Are you ready to combine your passion for performance with your interest in educating others? Do you want to share your love of being onstage with aspiring thespians? It sounds like working as a drama teacher could be a fantastic match for you. 

Check out these critical steps on the road to working as an acting teacher.

Consider Education Requirements 

A specific degree isn’t necessarily required for all drama teacher positions, but if you plan to work in an educational setting, you will likely be asked to provide some proof of expertise and study. A teaching degree or acting degree is a good place to start, but various school districts, colleges, and universities will demand different certifications, so make sure you’ve researched those requirements before you start looking for jobs. 

While a degree might not be a prerequisite for positions outside of the educational sector, having one will certainly give you an edge on other candidates with less expertise. 

Put Your Acting Skills to the Test 

In order to teach others how to act, you need to have some acting experience yourself!
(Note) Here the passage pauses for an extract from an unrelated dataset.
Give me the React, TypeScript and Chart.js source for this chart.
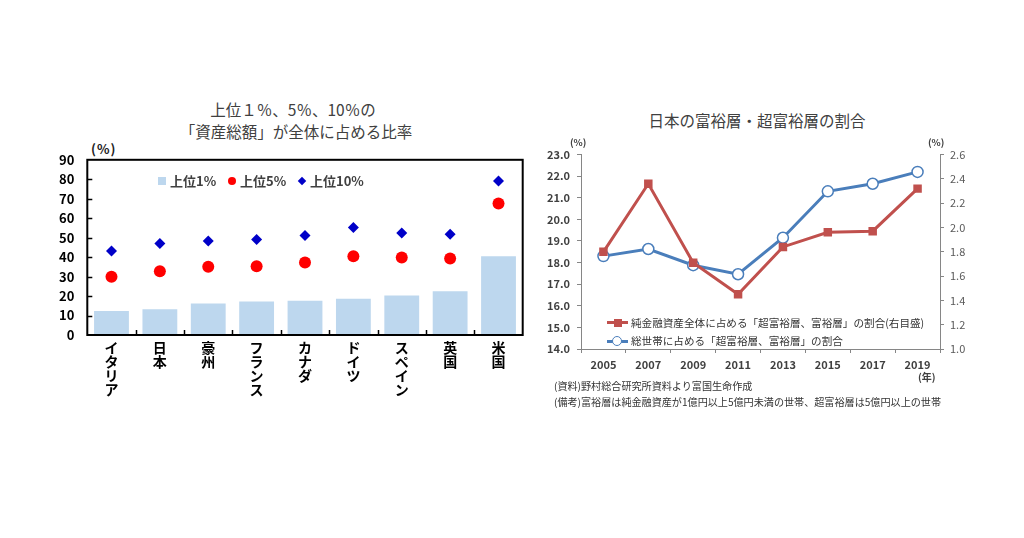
import React, { useEffect, useRef } from 'react';
import { Chart, registerables } from 'chart.js';
Chart.register(...registerables);

// ---- Left chart data ----
const countries = ['イタリア', '日本', '豪州', 'フランス', 'カナダ', 'ドイツ', 'スペイン', '英国', '米国'];
const top1 = [12.3, 13.2, 16.2, 17.2, 17.6, 18.6, 20.3, 22.5, 40.5];
const top5 = [29.9, 32.8, 35.0, 35.3, 37.2, 40.5, 39.8, 39.3, 67.5];
const top10 = [43.2, 47.0, 48.3, 49.0, 51.1, 55.2, 52.4, 51.7, 79.1];
const leftTicksMax = 90;

// ---- Right chart data ----
const years = ['2005', '2007', '2009', '2011', '2013', '2015', '2017', '2019'];
// 純金融資産全体に占める割合（右目盛）
const assetShare = [1.80, 2.36, 1.71, 1.45, 1.84, 1.96, 1.97, 2.32];
// 総世帯に占める割合（左目盛）
const householdShare = [18.3, 18.63, 17.88, 17.46, 19.15, 21.3, 21.65, 22.2];

const FONT = '"Noto Sans CJK JP", "Noto Sans", sans-serif';

const leftFrame = {
  id: 'leftFrame',
  afterDraw(chart: any) {
    const { ctx, chartArea: a, scales } = chart;
    ctx.save();
    ctx.strokeStyle = '#000';
    ctx.lineWidth = 2;
    ctx.strokeRect(a.left, a.top, a.right - a.left, a.bottom - a.top);
    ctx.lineWidth = 1.5;
    const y = scales.y;
    for (let v = 10; v < leftTicksMax; v += 10) {
      const py = Math.round(y.getPixelForValue(v)) + 0.5;
      ctx.beginPath();
      ctx.moveTo(a.left, py);
      ctx.lineTo(a.left + 5, py);
      ctx.stroke();
    }
    const x = scales.x;
    for (let i = 1; i < countries.length; i++) {
      const px = Math.round((x.getPixelForValue(i - 1) + x.getPixelForValue(i)) / 2) + 0.5;
      ctx.beginPath();
      ctx.moveTo(px, a.bottom);
      ctx.lineTo(px, a.bottom - 5);
      ctx.stroke();
    }
    ctx.restore();
  },
};

function LeftChart() {
  const ref = useRef<HTMLCanvasElement>(null);
  useEffect(() => {
    const chart = new Chart(ref.current!, {
      type: 'bar',
      data: {
        labels: countries.map((c) => c.split('')),
        datasets: [
          {
            type: 'line',
            label: '上位10%',
            data: top10,
            showLine: false,
            pointStyle: 'rectRot',
            pointRadius: 5.5,
            pointBackgroundColor: '#0000c8',
            pointBorderWidth: 0,
            borderColor: '#0000c8',
          } as any,
          {
            type: 'line',
            label: '上位5%',
            data: top5,
            showLine: false,
            pointStyle: 'circle',
            pointRadius: 6,
            pointBackgroundColor: '#ff0000',
            pointBorderWidth: 0,
            borderColor: '#ff0000',
          } as any,
          {
            type: 'bar',
            label: '上位1%',
            data: top1,
            backgroundColor: '#bdd7ee',
            barPercentage: 0.72,
            categoryPercentage: 1.0,
          },
        ],
      },
      options: {
        animation: false,
        responsive: false,
        devicePixelRatio: 1,
        layout: { padding: { top: 0, right: 17.3, left: 0, bottom: 0 } },
        plugins: { legend: { display: false }, tooltip: { enabled: false }, title: { display: false } },
        scales: {
          x: {
            offset: true,
            grid: { display: false, drawTicks: false },
            border: { display: false },
            ticks: {
              autoSkip: false,
              maxRotation: 0,
              minRotation: 0,
              padding: 6,
              color: '#000',
              font: { family: FONT, size: 14, weight: 'bold', lineHeight: 1.0 },
            },
            afterFit: (s: any) => { s.height = 75; },
          },
          y: {
            min: 0,
            max: leftTicksMax,
            ticks: {
              stepSize: 10,
              padding: 13,
              color: '#000',
              font: { family: FONT, size: 13, weight: 'bold' },
            },
            grid: { display: false, drawTicks: false },
            border: { display: false },
            afterFit: (s: any) => { s.width = 47.3; },
          },
        },
      },
      plugins: [leftFrame],
    });
    return () => chart.destroy();
  }, []);
  return <canvas ref={ref} width={500} height={271.5} style={{ position: 'absolute', left: 40, top: 138.5, display: 'block' }} />;
}

function RightChart() {
  const ref = useRef<HTMLCanvasElement>(null);
  useEffect(() => {
    const axisColor = '#868686';
    const chart = new Chart(ref.current!, {
      type: 'line',
      data: {
        labels: years,
        datasets: [
          {
            label: '純金融資産全体に占める「超富裕層、富裕層」の割合（右目盛）',
            data: assetShare,
            yAxisID: 'y1',
            borderColor: '#c0504d',
            backgroundColor: '#c0504d',
            borderWidth: 3,
            pointStyle: 'rect',
            pointRadius: 6,
            pointBackgroundColor: '#c0504d',
            pointBorderColor: '#c0504d',
            pointBorderWidth: 0,
            tension: 0,
          },
          {
            label: '総世帯に占める「超富裕層、富裕層」の割合',
            data: householdShare,
            yAxisID: 'y',
            borderColor: '#4a7ebb',
            backgroundColor: '#ffffff',
            borderWidth: 3,
            pointStyle: 'circle',
            pointRadius: 5.5,
            pointBackgroundColor: '#ffffff',
            pointBorderColor: '#4a7ebb',
            pointBorderWidth: 1.5,
            tension: 0,
          },
        ],
      },
      options: {
        animation: false,
        responsive: false,
        devicePixelRatio: 1,
        layout: { padding: { top: 0, right: 0, left: 0, bottom: 0 } },
        plugins: { legend: { display: false }, tooltip: { enabled: false }, title: { display: false } },
        scales: {
          x: {
            offset: true,
            grid: { offset: true, drawOnChartArea: false, drawTicks: true, tickLength: 4, color: axisColor },
            border: { display: true, color: axisColor, width: 1 },
            ticks: {
              autoSkip: false,
              maxRotation: 0,
              padding: 5,
              color: '#404040',
              font: { family: FONT, size: 11, weight: 'bold' },
            },
            afterFit: (s: any) => { s.height = 40; },
          },
          y: {
            position: 'left',
            min: 14,
            max: 23,
            ticks: {
              stepSize: 1,
              padding: 7,
              color: '#404040',
              font: { family: FONT, size: 11, weight: 'bold' },
              callback: (v: any) => Number(v).toFixed(1),
            },
            grid: { drawOnChartArea: false, drawTicks: true, tickLength: 4, color: axisColor },
            border: { display: true, color: axisColor, width: 1 },
            afterFit: (s: any) => { s.width = 61; },
          },
          y1: {
            position: 'right',
            min: 1.0,
            max: 2.6,
            ticks: {
              stepSize: 0.2,
              padding: 6,
              color: '#595959',
              font: { family: FONT, size: 11 },
              callback: (v: any) => Number(v).toFixed(1),
            },
            grid: { drawOnChartArea: false, drawTicks: true, tickLength: 4, color: axisColor },
            border: { display: true, color: axisColor, width: 1 },
            afterFit: (s: any) => { s.width = 50; },
          },
        },
      },
    });
    return () => chart.destroy();
  }, []);
  return <canvas ref={ref} width={470} height={248.6} style={{ position: 'absolute', left: 520, top: 141.4, display: 'block' }} />;
}

const txt = (left: number, cy: number, size: number, extra: any = {}) => ({
  position: 'absolute' as const,
  left,
  top: cy - 10,
  lineHeight: '20px',
  fontSize: size,
  whiteSpace: 'nowrap' as const,
  fontFamily: FONT,
  color: '#333',
  ...extra,
});

const centered = (cx: number, cy: number, size: number, extra: any = {}) =>
  txt(cx - 200, cy, size, { width: 400, textAlign: 'center', ...extra });

export default function App() {
  return (
    <div style={{ position: 'absolute', left: 0, top: 0, width: 1024, height: 538, background: '#fff', overflow: 'hidden', fontFamily: FONT }}>
      {/* Left chart titles */}
      <div style={centered(293, 109, 15.5, { color: '#404040' })}>上位１％、5％、10％の</div>
      <div style={centered(296, 131, 15.5, { color: '#404040' })}>「資産総額」が全体に占める比率</div>
      <div style={txt(91, 149, 13, { fontWeight: 'bold', color: '#222', letterSpacing: 1 })}>(%)</div>
      <LeftChart />
      {/* Left legend */}
      <div style={{ position: 'absolute', left: 158, top: 177, width: 8, height: 8, background: '#bdd7ee' }} />
      <div style={txt(170, 181, 13, { color: '#404040', fontWeight: 'bold' })}>上位1%</div>
      <div style={{ position: 'absolute', left: 228, top: 177, width: 8, height: 8, borderRadius: 4, background: '#ff0000' }} />
      <div style={txt(240, 181, 13, { color: '#404040', fontWeight: 'bold' })}>上位5%</div>
      <div style={{ position: 'absolute', left: 299, top: 178, width: 6, height: 6, background: '#0000c8', transform: 'rotate(45deg)' }} />
      <div style={txt(310, 181, 13, { color: '#404040', fontWeight: 'bold' })}>上位10%</div>

      {/* Right chart */}
      <div style={centered(757, 120, 15.5, { color: '#404040' })}>日本の富裕層・超富裕層の割合</div>
      <div style={txt(570, 142, 9.5, { fontWeight: 'bold', color: '#404040' })}>(%)</div>
      <div style={txt(928, 142, 9.5, { fontWeight: 'bold', color: '#404040' })}>(%)</div>
      <RightChart />
      {/* Right legend */}
      <div style={{ position: 'absolute', left: 607, top: 321, width: 21, height: 3, background: '#c0504d' }} />
      <div style={{ position: 'absolute', left: 613.5, top: 318.5, width: 8, height: 8, background: '#c0504d' }} />
      <div style={txt(631, 322.5, 10.6, { color: '#333' })}>純金融資産全体に占める「超富裕層、富裕層」の割合(右目盛)</div>
      <div style={{ position: 'absolute', left: 607, top: 339.5, width: 21, height: 3, background: '#4a7ebb' }} />
      <div style={{ position: 'absolute', left: 612, top: 335.5, width: 8, height: 8, borderRadius: 6, background: '#fff', border: '1.5px solid #4a7ebb' }} />
      <div style={txt(631, 341, 10.6, { color: '#333' })}>総世帯に占める「超富裕層、富裕層」の割合</div>
      <div style={txt(918, 377, 10, { fontWeight: 'bold', color: '#404040' })}>(年)</div>
      {/* Notes */}
      <div style={txt(554, 386, 10.1, { color: '#333' })}>(資料)野村総合研究所資料より富国生命作成</div>
      <div style={txt(554, 402, 10.1, { color: '#333' })}>(備考)富裕層は純金融資産が1億円以上5億円未満の世帯、超富裕層は5億円以上の世帯</div>
    </div>
  );
}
The more performances you have on your resume, the more you’ll have to offer your future students. Whether you’ve picked up experience in school, community theater, or on the professional stage, you should keep a careful record of every role you’ve played so you can share that with prospective employers. If you have a video reel of your acting skills, all the better! 

It’s also helpful to have experience working in other elements of theater. Aspiring drama teachers should seek out opportunities to direct, work in set design, or design costumes. These skills will come in handy if they are asked to take the lead on student productions down the road.
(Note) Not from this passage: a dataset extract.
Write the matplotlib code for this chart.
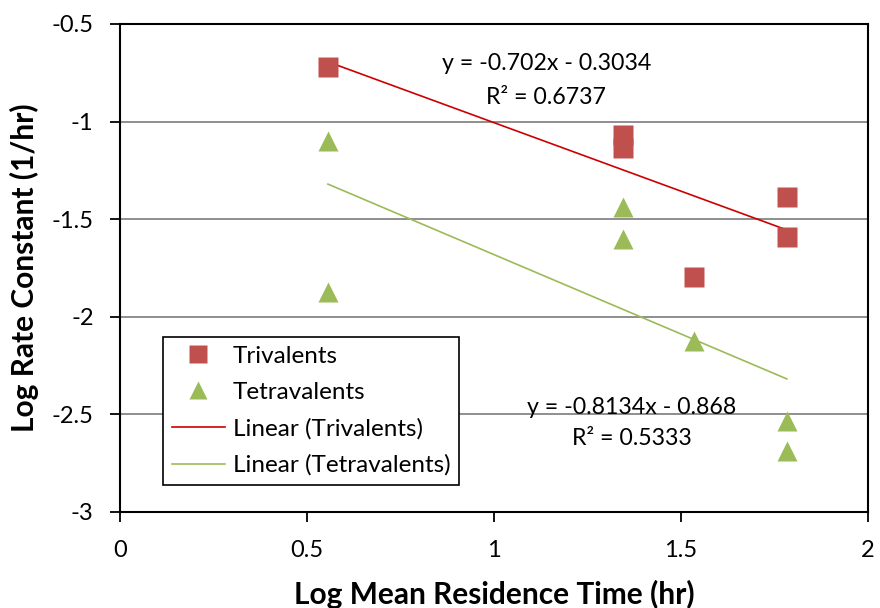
import matplotlib
matplotlib.use("Agg")
import matplotlib.pyplot as plt
import numpy as np

# Data
tri_x = [0.556, 1.345, 1.345, 1.535, 1.783, 1.783]
tri_y = [-0.720, -1.069, -1.135, -1.796, -1.386, -1.591]
tet_x = [0.556, 0.556, 1.345, 1.345, 1.535, 1.783, 1.783]
tet_y = [-1.097, -1.873, -1.440, -1.601, -2.124, -2.536, -2.690]
tri_fit = (-0.702, -0.3034, 0.6737)
tet_fit = (-0.8134, -0.868, 0.5333)
xticks = [0, 0.5, 1, 1.5, 2]
yticks = [-3, -2.5, -2, -1.5, -1, -0.5]

plt.rcParams['font.family'] = ['Lato', 'DejaVu Sans']

fig = plt.figure(figsize=(8.8, 6.08), dpi=100)
W, H = 880, 608
ax = fig.add_axes([120 / W, 1 - 512 / H, 748 / W, 488 / H])

ax.set_xlim(0, 2)
ax.set_ylim(-3, -0.5)
ax.set_xticks(xticks)
ax.set_xticklabels(['0', '0.5', '1', '1.5', '2'])
ax.set_yticks(yticks)
ax.set_yticklabels(['-3', '-2.5', '-2', '-1.5', '-1', '-0.5'])
for y in yticks[1:-1]:
    ax.axhline(y, color='#868686', lw=1.3, zorder=0)

for s in ax.spines.values():
    s.set_color('black')
    s.set_linewidth(1.5)
ax.tick_params(axis='both', direction='out', length=7, width=1.3, labelsize=17, colors='black')
ax.tick_params(axis='y', pad=12)
ax.tick_params(axis='x', pad=13)

red_m = '#C0504D'
grn_m = '#9BBB59'
red_l = '#CC0000'

ax.plot(tri_x, tri_y, 's', color=red_m, ms=14.5, mec='none', label='Trivalents', zorder=3)
ax.plot(tet_x, tet_y, '^', color=grn_m, ms=14.5, mec='none', label='Tetravalents', zorder=3)

xs = np.array([min(tri_x), max(tri_x)])
ax.plot(xs, tri_fit[0] * xs + tri_fit[1], color=red_l, lw=1.2, label='Linear (Trivalents)', zorder=2)
xs2 = np.array([min(tet_x), max(tet_x)])
ax.plot(xs2, tet_fit[0] * xs2 + tet_fit[1], color=grn_m, lw=1.2, label='Linear (Tetravalents)', zorder=2)

eq_fs = 16.7
ax.text(1.14, -0.700, f"y = {tri_fit[0]:.3f}x - {abs(tri_fit[1]):.4f}", ha='center', va='center', fontsize=eq_fs)
ax.text(1.14, -0.874, f"R² = {tri_fit[2]:.4f}", ha='center', va='center', fontsize=eq_fs)
ax.text(1.369, -2.467, f"y = {tet_fit[0]:.4f}x - {abs(tet_fit[1]):.3f}", ha='center', va='center', fontsize=eq_fs)
ax.text(1.369, -2.621, f"R² = {tet_fit[2]:.4f}", ha='center', va='center', fontsize=eq_fs)

leg = ax.legend(loc='upper left', bbox_to_anchor=((163 - 120) / 748, (512 - 337) / 488),
                fontsize=17.5, frameon=True, fancybox=False, edgecolor='black', framealpha=1,
                borderaxespad=0, handlelength=2.2, handletextpad=0.3, labelspacing=0.62,
                borderpad=0.36, markerscale=0.85)
leg.get_frame().set_linewidth(1.2)

ax.set_xlabel('Log Mean Residence Time (hr)', fontsize=21.5, fontweight='bold', labelpad=14)
ax.set_ylabel('Log Rate Constant (1/hr)', fontsize=21.5, fontweight='bold', labelpad=9)

fig.savefig('out.png', dpi=100)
How Much Does a Drama Teacher Make? 

According to ZipRecruiter, the average drama teacher salary in 2021 was $51,033 per year. Since drama teachers can work in so many different settings, there’s a lot of variation in the industry. A drama teacher at a private school, for example, might earn a great deal more than someone offering their skills as part of a nonprofit community education or arts program. 

Jobs for Drama Teachers 

Speaking of the many different settings in which a drama teacher can work, let’s talk about a few of those options. 

High School 

Many film, TV, and stage superstars discover their passion and talent for performing when they’re teenagers. It’s up to a high school drama teacher to identify students with that passion and guide them through those early years in front of the audience. Acting teachers who hold these positions will often act as mentors to their students, too. 

Universities and Colleges 

Hopeful actors will often pursue drama degrees of their own, and colleges and universities need faculty to teach those classes. Students at this level will probably enter the classroom with some baseline level of talent. Teachers will then be responsible for supporting those artists as they refine their craft and look for more opportunities to perform. 

Community Programs

Most towns and cities offer arts education programming for students of all ages. Teaching in these programs is a meaningful way to share your skills and passion. 

Summer Camps

If you’re a drama teacher and have flexibility in your schedule over the summer, you might consider exploring jobs working in summer camps. Some camps are entirely focused on theater, while others offer an acting or performance elective for campers as part of a broader curriculum. What a fun (and fulfilling) way to spend the season! 

Places, Everyone! 

It’s time to take the (proverbial) stage and spread the joy of theater to others. If you’re interested in teaching drama or acting, there are many places where you can do so. You have the opportunity to share joy with so many aspiring thespians!